## ITEMS
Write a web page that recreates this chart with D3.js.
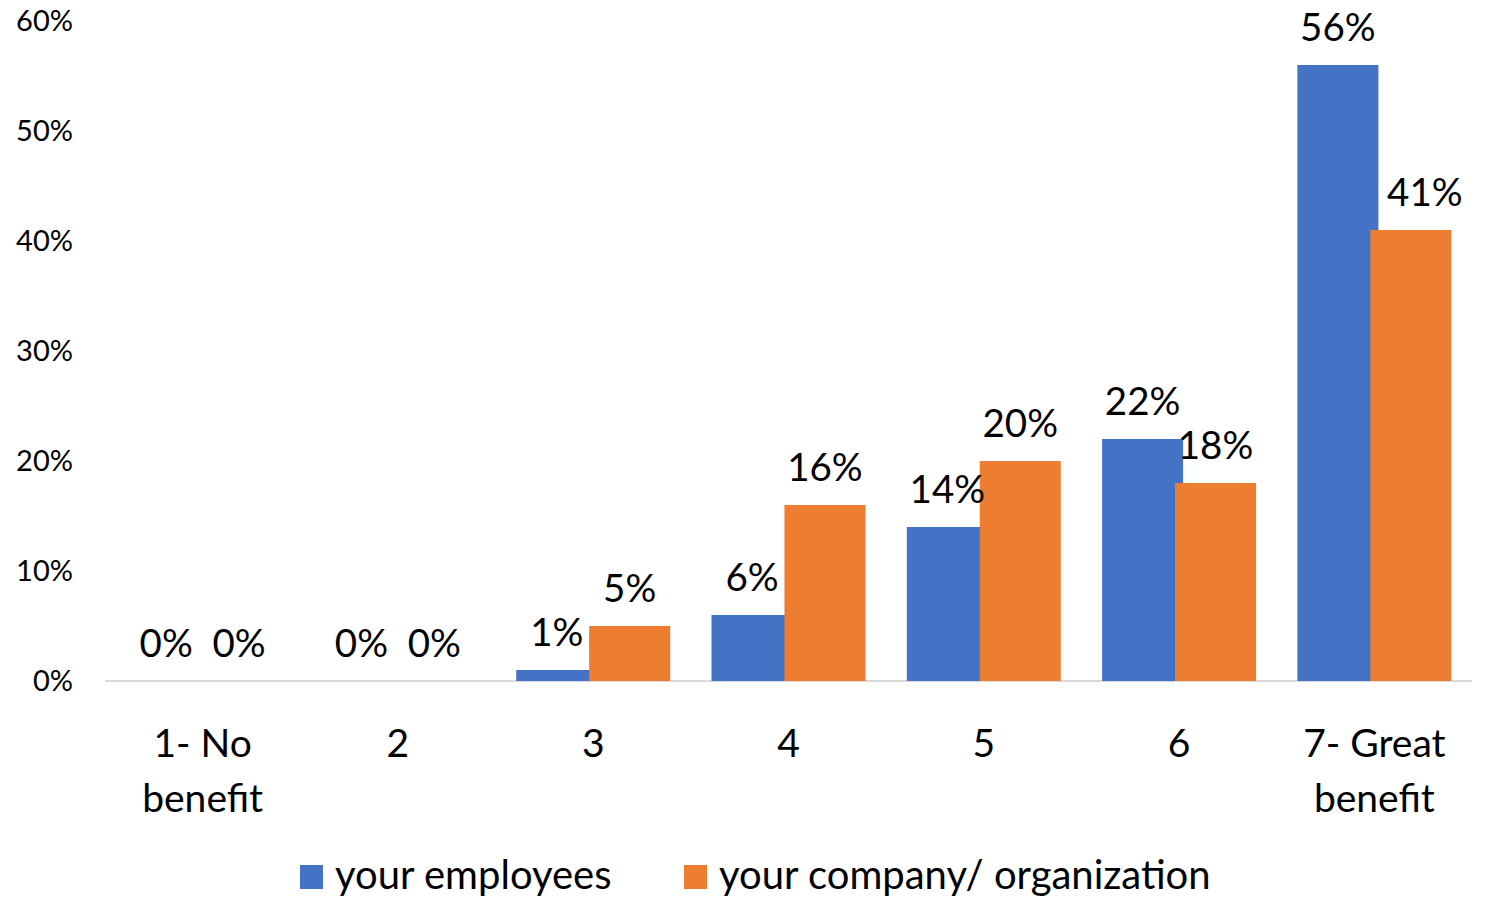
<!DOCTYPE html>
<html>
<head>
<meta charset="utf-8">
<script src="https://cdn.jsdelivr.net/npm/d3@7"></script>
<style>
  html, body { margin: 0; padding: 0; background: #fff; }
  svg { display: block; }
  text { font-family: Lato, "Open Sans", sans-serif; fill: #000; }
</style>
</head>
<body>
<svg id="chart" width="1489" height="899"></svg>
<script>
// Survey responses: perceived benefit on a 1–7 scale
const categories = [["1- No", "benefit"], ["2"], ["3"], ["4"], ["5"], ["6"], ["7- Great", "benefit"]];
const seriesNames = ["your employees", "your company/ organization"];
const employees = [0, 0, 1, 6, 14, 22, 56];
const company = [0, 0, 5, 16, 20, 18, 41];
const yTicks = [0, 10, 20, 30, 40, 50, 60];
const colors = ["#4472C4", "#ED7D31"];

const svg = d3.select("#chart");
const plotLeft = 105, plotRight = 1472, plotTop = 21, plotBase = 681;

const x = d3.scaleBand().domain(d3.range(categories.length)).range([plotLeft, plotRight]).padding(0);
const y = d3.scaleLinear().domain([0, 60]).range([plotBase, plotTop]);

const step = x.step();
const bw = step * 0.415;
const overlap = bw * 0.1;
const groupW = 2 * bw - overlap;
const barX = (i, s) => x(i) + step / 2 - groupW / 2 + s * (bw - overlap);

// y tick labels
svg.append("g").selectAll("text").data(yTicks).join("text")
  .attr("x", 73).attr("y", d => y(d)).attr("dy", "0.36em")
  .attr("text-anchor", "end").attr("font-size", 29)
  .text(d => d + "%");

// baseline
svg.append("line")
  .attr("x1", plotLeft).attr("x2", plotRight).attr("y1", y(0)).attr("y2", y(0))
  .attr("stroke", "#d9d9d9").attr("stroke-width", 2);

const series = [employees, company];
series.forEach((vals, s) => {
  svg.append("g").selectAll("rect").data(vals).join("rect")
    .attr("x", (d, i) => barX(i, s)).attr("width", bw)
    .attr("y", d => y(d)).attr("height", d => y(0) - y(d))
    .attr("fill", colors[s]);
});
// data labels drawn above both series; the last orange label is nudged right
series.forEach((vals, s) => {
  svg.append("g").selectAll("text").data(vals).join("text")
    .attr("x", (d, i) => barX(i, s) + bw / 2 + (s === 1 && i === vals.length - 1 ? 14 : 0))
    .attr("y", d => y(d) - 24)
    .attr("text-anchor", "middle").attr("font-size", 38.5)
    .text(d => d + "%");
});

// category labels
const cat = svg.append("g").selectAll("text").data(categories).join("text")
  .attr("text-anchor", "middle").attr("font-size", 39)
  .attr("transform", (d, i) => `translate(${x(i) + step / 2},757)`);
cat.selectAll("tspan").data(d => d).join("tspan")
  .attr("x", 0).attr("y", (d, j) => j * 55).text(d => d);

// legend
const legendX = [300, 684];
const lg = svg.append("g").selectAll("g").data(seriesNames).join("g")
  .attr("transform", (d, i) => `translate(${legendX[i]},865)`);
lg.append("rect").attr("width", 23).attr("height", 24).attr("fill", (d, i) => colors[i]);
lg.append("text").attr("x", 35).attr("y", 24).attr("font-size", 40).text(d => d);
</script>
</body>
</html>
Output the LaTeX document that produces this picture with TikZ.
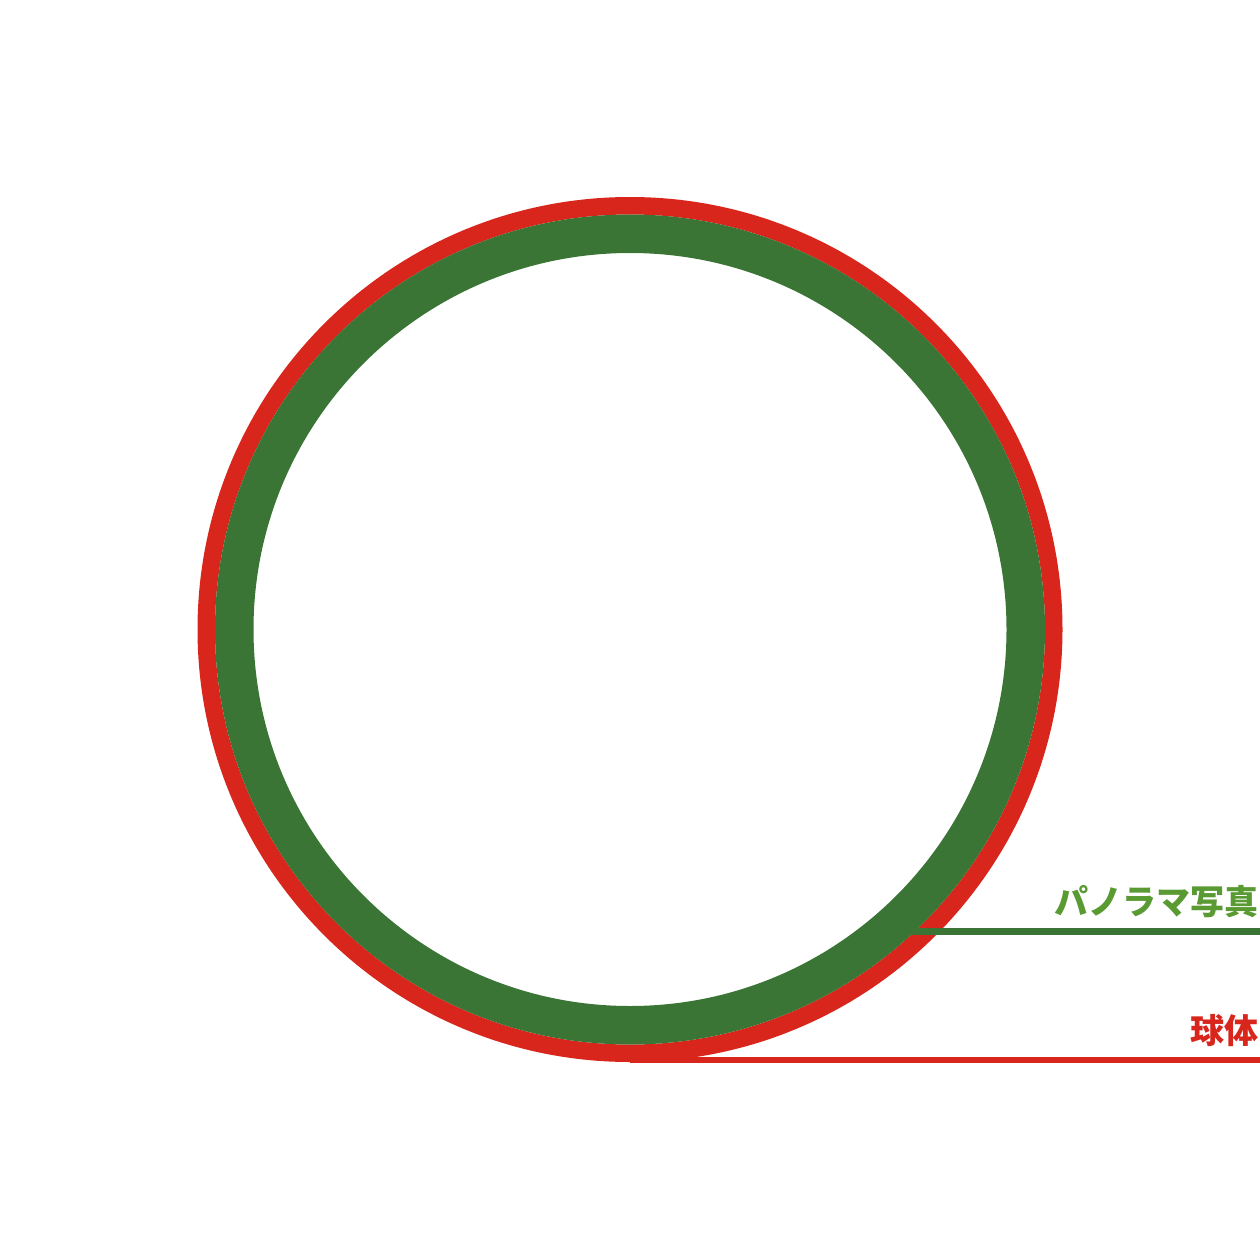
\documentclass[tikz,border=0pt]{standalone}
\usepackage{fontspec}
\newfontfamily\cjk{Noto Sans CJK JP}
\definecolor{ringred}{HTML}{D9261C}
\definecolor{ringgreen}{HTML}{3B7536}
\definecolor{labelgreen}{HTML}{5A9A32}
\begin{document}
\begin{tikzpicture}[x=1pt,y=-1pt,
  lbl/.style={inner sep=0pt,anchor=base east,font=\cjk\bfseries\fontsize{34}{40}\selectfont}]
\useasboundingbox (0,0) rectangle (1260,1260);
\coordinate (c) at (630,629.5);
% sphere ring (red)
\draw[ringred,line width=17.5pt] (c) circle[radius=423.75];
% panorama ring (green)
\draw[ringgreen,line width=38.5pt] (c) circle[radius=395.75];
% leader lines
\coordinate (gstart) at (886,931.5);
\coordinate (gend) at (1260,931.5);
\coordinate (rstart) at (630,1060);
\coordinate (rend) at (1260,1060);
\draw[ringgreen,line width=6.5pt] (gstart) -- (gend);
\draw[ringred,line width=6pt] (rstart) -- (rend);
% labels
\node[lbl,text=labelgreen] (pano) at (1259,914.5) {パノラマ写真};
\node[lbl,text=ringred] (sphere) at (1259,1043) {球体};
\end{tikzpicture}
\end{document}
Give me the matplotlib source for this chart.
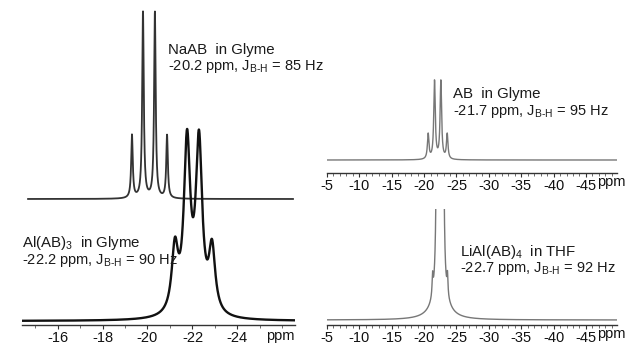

## WHAT YOU NEED TO DO
Each record above must be returned exactly as written, with its pictures omitted.

## ANSWER TO THIS TASK
Write a web page that recreates this chart with D3.js.
<!DOCTYPE html>
<html>
<head>
<meta charset="utf-8">
<script src="https://cdn.jsdelivr.net/npm/d3@7"></script>
<style>
  html, body { margin: 0; padding: 0; background: #fff; }
  svg { display: block; }
  text { font-family: Lato, "Open Sans", sans-serif; fill: #000; }
</style>
</head>
<body>
<svg id="chart" width="1489" height="899"></svg>
<script>
// Survey responses: perceived benefit on a 1–7 scale
const categories = [["1- No", "benefit"], ["2"], ["3"], ["4"], ["5"], ["6"], ["7- Great", "benefit"]];
const seriesNames = ["your employees", "your company/ organization"];
const employees = [0, 0, 1, 6, 14, 22, 56];
const company = [0, 0, 5, 16, 20, 18, 41];
const yTicks = [0, 10, 20, 30, 40, 50, 60];
const colors = ["#4472C4", "#ED7D31"];

const svg = d3.select("#chart");
const plotLeft = 105, plotRight = 1472, plotTop = 21, plotBase = 681;

const x = d3.scaleBand().domain(d3.range(categories.length)).range([plotLeft, plotRight]).padding(0);
const y = d3.scaleLinear().domain([0, 60]).range([plotBase, plotTop]);

const step = x.step();
const bw = step * 0.415;
const overlap = bw * 0.1;
const groupW = 2 * bw - overlap;
const barX = (i, s) => x(i) + step / 2 - groupW / 2 + s * (bw - overlap);

// y tick labels
svg.append("g").selectAll("text").data(yTicks).join("text")
  .attr("x", 73).attr("y", d => y(d)).attr("dy", "0.36em")
  .attr("text-anchor", "end").attr("font-size", 29)
  .text(d => d + "%");

// baseline
svg.append("line")
  .attr("x1", plotLeft).attr("x2", plotRight).attr("y1", y(0)).attr("y2", y(0))
  .attr("stroke", "#d9d9d9").attr("stroke-width", 2);

const series = [employees, company];
series.forEach((vals, s) => {
  svg.append("g").selectAll("rect").data(vals).join("rect")
    .attr("x", (d, i) => barX(i, s)).attr("width", bw)
    .attr("y", d => y(d)).attr("height", d => y(0) - y(d))
    .attr("fill", colors[s]);
});
// data labels drawn above both series; the last orange label is nudged right
series.forEach((vals, s) => {
  svg.append("g").selectAll("text").data(vals).join("text")
    .attr("x", (d, i) => barX(i, s) + bw / 2 + (s === 1 && i === vals.length - 1 ? 14 : 0))
    .attr("y", d => y(d) - 24)
    .attr("text-anchor", "middle").attr("font-size", 38.5)
    .text(d => d + "%");
});

// category labels
const cat = svg.append("g").selectAll("text").data(categories).join("text")
  .attr("text-anchor", "middle").attr("font-size", 39)
  .attr("transform", (d, i) => `translate(${x(i) + step / 2},757)`);
cat.selectAll("tspan").data(d => d).join("tspan")
  .attr("x", 0).attr("y", (d, j) => j * 55).text(d => d);

// legend
const legendX = [300, 684];
const lg = svg.append("g").selectAll("g").data(seriesNames).join("g")
  .attr("transform", (d, i) => `translate(${legendX[i]},865)`);
lg.append("rect").attr("width", 23).attr("height", 24).attr("fill", (d, i) => colors[i]);
lg.append("text").attr("x", 35).attr("y", 24).attr("font-size", 40).text(d => d);
</script>
</body>
</html>
Output the LaTeX document that produces this picture with TikZ.
\documentclass[tikz,border=0pt]{standalone}
\usepackage{fontspec}
\newfontfamily\cjk{Noto Sans CJK JP}
\definecolor{ringred}{HTML}{D9261C}
\definecolor{ringgreen}{HTML}{3B7536}
\definecolor{labelgreen}{HTML}{5A9A32}
\begin{document}
\begin{tikzpicture}[x=1pt,y=-1pt,
  lbl/.style={inner sep=0pt,anchor=base east,font=\cjk\bfseries\fontsize{34}{40}\selectfont}]
\useasboundingbox (0,0) rectangle (1260,1260);
\coordinate (c) at (630,629.5);
% sphere ring (red)
\draw[ringred,line width=17.5pt] (c) circle[radius=423.75];
% panorama ring (green)
\draw[ringgreen,line width=38.5pt] (c) circle[radius=395.75];
% leader lines
\coordinate (gstart) at (886,931.5);
\coordinate (gend) at (1260,931.5);
\coordinate (rstart) at (630,1060);
\coordinate (rend) at (1260,1060);
\draw[ringgreen,line width=6.5pt] (gstart) -- (gend);
\draw[ringred,line width=6pt] (rstart) -- (rend);
% labels
\node[lbl,text=labelgreen] (pano) at (1259,914.5) {パノラマ写真};
\node[lbl,text=ringred] (sphere) at (1259,1043) {球体};
\end{tikzpicture}
\end{document}
Give me the matplotlib source for this chart.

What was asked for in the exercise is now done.